-- Start of Information provided --

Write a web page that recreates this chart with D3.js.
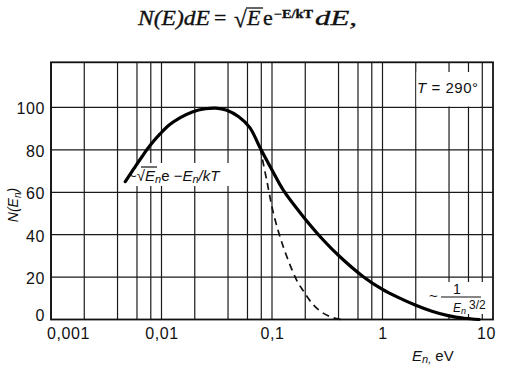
<!DOCTYPE html>
<html><head><meta charset="utf-8">
<script src="https://cdn.jsdelivr.net/npm/d3@7"></script>
<style>
html,body{margin:0;padding:0;background:#fff;}
svg{display:block;}
text{font-family:"Liberation Sans",Arial,sans-serif;fill:#111;}
</style></head>
<body><svg id="c" width="527" height="379"></svg>
<script>
// ---- data ----
const xTickValues = [0.001, 0.01, 0.1, 1, 10];
const xTickLabels = ["0,001", "0,01", "0,1", "1", "10"];
const yTickValues = [0, 20, 40, 60, 80, 100];
const gridDecades = [0.001, 0.01, 0.1, 1];
const gridSteps = [1, 2, 4, 6, 8];
// solid curve  ~ sqrt(E) e^(-E/kT)  then ~ 1/E^(3/2)
const solidE = [0.0047, 0.0056, 0.0067, 0.008, 0.0097, 0.0118, 0.0148, 0.019, 0.025, 0.031, 0.039, 0.05, 0.063, 0.078, 0.1, 0.1265, 0.192, 0.291, 0.412, 0.67, 1.0, 1.4, 2.0, 2.8, 4.0, 5.5, 7.5];
const solidN = [65, 71, 77, 82.5, 87.5, 91.8, 95.2, 97.9, 99.4, 99.7, 98.7, 95.6, 90.5, 81, 70.5, 61, 48.5, 37.5, 29.6, 20.2, 14.2, 10.3, 6.7, 3.9, 1.7, 0.6, 0];
// dashed curve (Maxwell tail)
const dashE = [0.078, 0.0895, 0.103, 0.1265, 0.167, 0.192, 0.236, 0.29, 0.36, 0.43];
const dashN = [81, 65.8, 50.1, 34.3, 18.6, 13.5, 7, 3, 0.8, 0];

const svg = d3.select("#c");
const L = 51, R = 493, T = 62.3, B = 319.5;
const x = d3.scaleLog().domain([0.001, 10]).range([L, R]);
const y = d3.scaleLinear().domain([0, 121.3]).range([B, T]);

// grid
const gridX = [];
gridDecades.forEach(d => gridSteps.forEach(s => gridX.push(d * s)));
const g = svg.append("g");
g.selectAll("line.vx").data(gridX).join("line")
  .attr("x1", d => x(d)).attr("x2", d => x(d)).attr("y1", T).attr("y2", B)
  .attr("stroke", "#1a1a1a").attr("stroke-width", 1.2);
g.selectAll("line.hy").data(yTickValues.filter(v => v > 0)).join("line")
  .attr("x1", L).attr("x2", R).attr("y1", d => y(d)).attr("y2", d => y(d))
  .attr("stroke", "#1a1a1a").attr("stroke-width", 1.2);

// white label backgrounds (break the grid)
svg.append("rect").attr("x", 416.5).attr("y", 72).attr("width", 63.5).attr("height", 34.5).attr("fill", "#fff");
svg.append("rect").attr("x", 128).attr("y", 163).attr("width", 104).attr("height", 23).attr("fill", "#fff");
svg.append("rect").attr("x", 428).attr("y", 282).attr("width", 60).attr("height", 32).attr("fill", "#fff");

// frame
svg.append("rect").attr("x", L).attr("y", T).attr("width", R - L).attr("height", B - T)
  .attr("fill", "none").attr("stroke", "#111").attr("stroke-width", 1.8);

// curves
const line = d3.line().x(d => x(d[0])).y(d => y(d[1])).curve(d3.curveCatmullRom.alpha(0.5));
svg.append("path").datum(dashE.map((e, i) => [e, dashN[i]])).attr("d", line)
  .attr("fill", "none").attr("stroke", "#111").attr("stroke-width", 1.7).attr("stroke-dasharray", "7,5");
svg.append("path").datum(solidE.map((e, i) => [e, solidN[i]])).attr("d", line)
  .attr("fill", "none").attr("stroke", "#000").attr("stroke-width", 3.2).attr("stroke-linecap", "round");

// axes (labels only)
const xAxis = d3.axisBottom(x).tickValues(xTickValues).tickSize(0).tickFormat((d, i) => xTickLabels[i]);
const xa = svg.append("g").attr("transform", `translate(0,${B})`).call(xAxis);
xa.select(".domain").remove();
const xShift = [17, 0, 0, 0, -7];
xa.selectAll("text").attr("font-size", 16).attr("font-family", "Liberation Sans, Arial, sans-serif")
  .attr("fill", "#111").attr("dy", "1.05em").attr("letter-spacing", 0.6)
  .attr("dx", (d, i) => xShift[i]);

const yAxis = d3.axisLeft(y).tickValues(yTickValues).tickSize(0).tickPadding(6);
const ya = svg.append("g").attr("transform", `translate(${L},0)`).call(yAxis);
ya.select(".domain").remove();
ya.selectAll("text").attr("font-size", 16).attr("font-family", "Liberation Sans, Arial, sans-serif")
  .attr("fill", "#111").attr("letter-spacing", 0.6)
  .attr("dy", d => d === 0 ? "0.05em" : "0.4em");

// axis titles
const yt = svg.append("text").attr("transform", "translate(18,205) rotate(-90)")
  .attr("text-anchor", "middle").attr("font-size", 14);
yt.append("tspan").attr("font-style", "italic").text("N(E");
yt.append("tspan").attr("font-style", "italic").attr("font-size", 10).attr("dy", 3).text("n");
yt.append("tspan").attr("font-style", "italic").attr("dy", -3).text(")");

const xt = svg.append("text").attr("x", 412).attr("y", 361).attr("font-size", 15);
xt.append("tspan").attr("font-style", "italic").text("E");
xt.append("tspan").attr("font-style", "italic").attr("font-size", 11).attr("dy", 2).text("n,");
xt.append("tspan").attr("dy", -2).text(" eV");

// T = 290°
const tt = svg.append("text").attr("x", 417).attr("y", 93).attr("font-size", 15)
  .attr("textLength", 61).attr("lengthAdjust", "spacing");
tt.append("tspan").attr("font-style", "italic").text("T");
tt.append("tspan").text(" = 290°");

// curve label ~√E_n e −E_n/kT
const lab = svg.append("text").attr("x", 128).attr("y", 181).attr("font-size", 15);
lab.append("tspan").text("~√");
lab.append("tspan").attr("font-style", "italic").text("E");
lab.append("tspan").attr("font-style", "italic").attr("font-size", 11).attr("dy", 2).text("n");
lab.append("tspan").attr("dy", -2).text("e ");
lab.append("tspan").text("−");
lab.append("tspan").attr("font-style", "italic").text("E");
lab.append("tspan").attr("font-style", "italic").attr("font-size", 11).attr("dy", 2).text("n");
lab.append("tspan").attr("font-style", "italic").attr("dy", -2).text("/kT");
svg.append("line").attr("x1", 141).attr("x2", 157).attr("y1", 167).attr("y2", 167)
  .attr("stroke", "#111").attr("stroke-width", 1.2);

// ~ 1 / E_n^{3/2}
svg.append("text").attr("x", 429).attr("y", 301).attr("font-size", 15).text("~");
svg.append("text").attr("x", 457).attr("y", 294).attr("font-size", 14).attr("text-anchor", "middle").text("1");
svg.append("line").attr("x1", 441).attr("x2", 481).attr("y1", 297).attr("y2", 297)
  .attr("stroke", "#111").attr("stroke-width", 1.2);
const den = svg.append("text").attr("x", 453).attr("y", 312).attr("font-size", 12);
den.append("tspan").attr("font-style", "italic").text("E");
den.append("tspan").attr("font-style", "italic").attr("font-size", 9).attr("dy", 2).text("n");
den.append("tspan").attr("font-size", 12).attr("dx", 3).attr("dy", -5).text("3/2");

// formula at top
const serif = "'Liberation Serif','Times New Roman',serif";
function ftext(xp, yp, size, txt, opts) {
  const t = svg.append("text").attr("x", xp).attr("y", yp).attr("font-size", size)
    .style("font-family", serif).attr("fill", "#111").attr("stroke", "#111").attr("stroke-width", 0.35).text(txt);
  if (opts && opts.italic) t.attr("font-style", "italic");
  if (opts && opts.bold) t.attr("font-weight", "bold");
  if (opts && opts.len) t.attr("textLength", opts.len).attr("lengthAdjust", "spacingAndGlyphs");
  return t;
}
ftext(138, 25, 22, "N(E)dE", {italic: true, len: 72});
ftext(214, 25, 22, "=", {});
ftext(234, 27, 23, "√", {});
svg.append("line").attr("x1", 246).attr("x2", 263).attr("y1", 8).attr("y2", 8).attr("stroke", "#111").attr("stroke-width", 1.3);
ftext(247, 25, 22, "E", {italic: true});
ftext(263, 25, 22, "e", {});
ftext(274, 18, 12, "−E/kT", {bold: true, len: 39});
ftext(315, 25, 22, "dE,", {italic: true, len: 42});
</script></body></html>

-- End of Information provided --

Extract, word for word, each line from the top of the data down to and including the line with "const y = d3.scaleLinear().domain([0, 121.3]).range([B, T]);"; skip the pictures.

Write a web page that recreates this chart with D3.js.
<!DOCTYPE html>
<html><head><meta charset="utf-8">
<script src="https://cdn.jsdelivr.net/npm/d3@7"></script>
<style>
html,body{margin:0;padding:0;background:#fff;}
svg{display:block;}
text{font-family:"Liberation Sans",Arial,sans-serif;fill:#111;}
</style></head>
<body><svg id="c" width="527" height="379"></svg>
<script>
// ---- data ----
const xTickValues = [0.001, 0.01, 0.1, 1, 10];
const xTickLabels = ["0,001", "0,01", "0,1", "1", "10"];
const yTickValues = [0, 20, 40, 60, 80, 100];
const gridDecades = [0.001, 0.01, 0.1, 1];
const gridSteps = [1, 2, 4, 6, 8];
// solid curve  ~ sqrt(E) e^(-E/kT)  then ~ 1/E^(3/2)
const solidE = [0.0047, 0.0056, 0.0067, 0.008, 0.0097, 0.0118, 0.0148, 0.019, 0.025, 0.031, 0.039, 0.05, 0.063, 0.078, 0.1, 0.1265, 0.192, 0.291, 0.412, 0.67, 1.0, 1.4, 2.0, 2.8, 4.0, 5.5, 7.5];
const solidN = [65, 71, 77, 82.5, 87.5, 91.8, 95.2, 97.9, 99.4, 99.7, 98.7, 95.6, 90.5, 81, 70.5, 61, 48.5, 37.5, 29.6, 20.2, 14.2, 10.3, 6.7, 3.9, 1.7, 0.6, 0];
// dashed curve (Maxwell tail)
const dashE = [0.078, 0.0895, 0.103, 0.1265, 0.167, 0.192, 0.236, 0.29, 0.36, 0.43];
const dashN = [81, 65.8, 50.1, 34.3, 18.6, 13.5, 7, 3, 0.8, 0];

const svg = d3.select("#c");
const L = 51, R = 493, T = 62.3, B = 319.5;
const x = d3.scaleLog().domain([0.001, 10]).range([L, R]);
const y = d3.scaleLinear().domain([0, 121.3]).range([B, T]);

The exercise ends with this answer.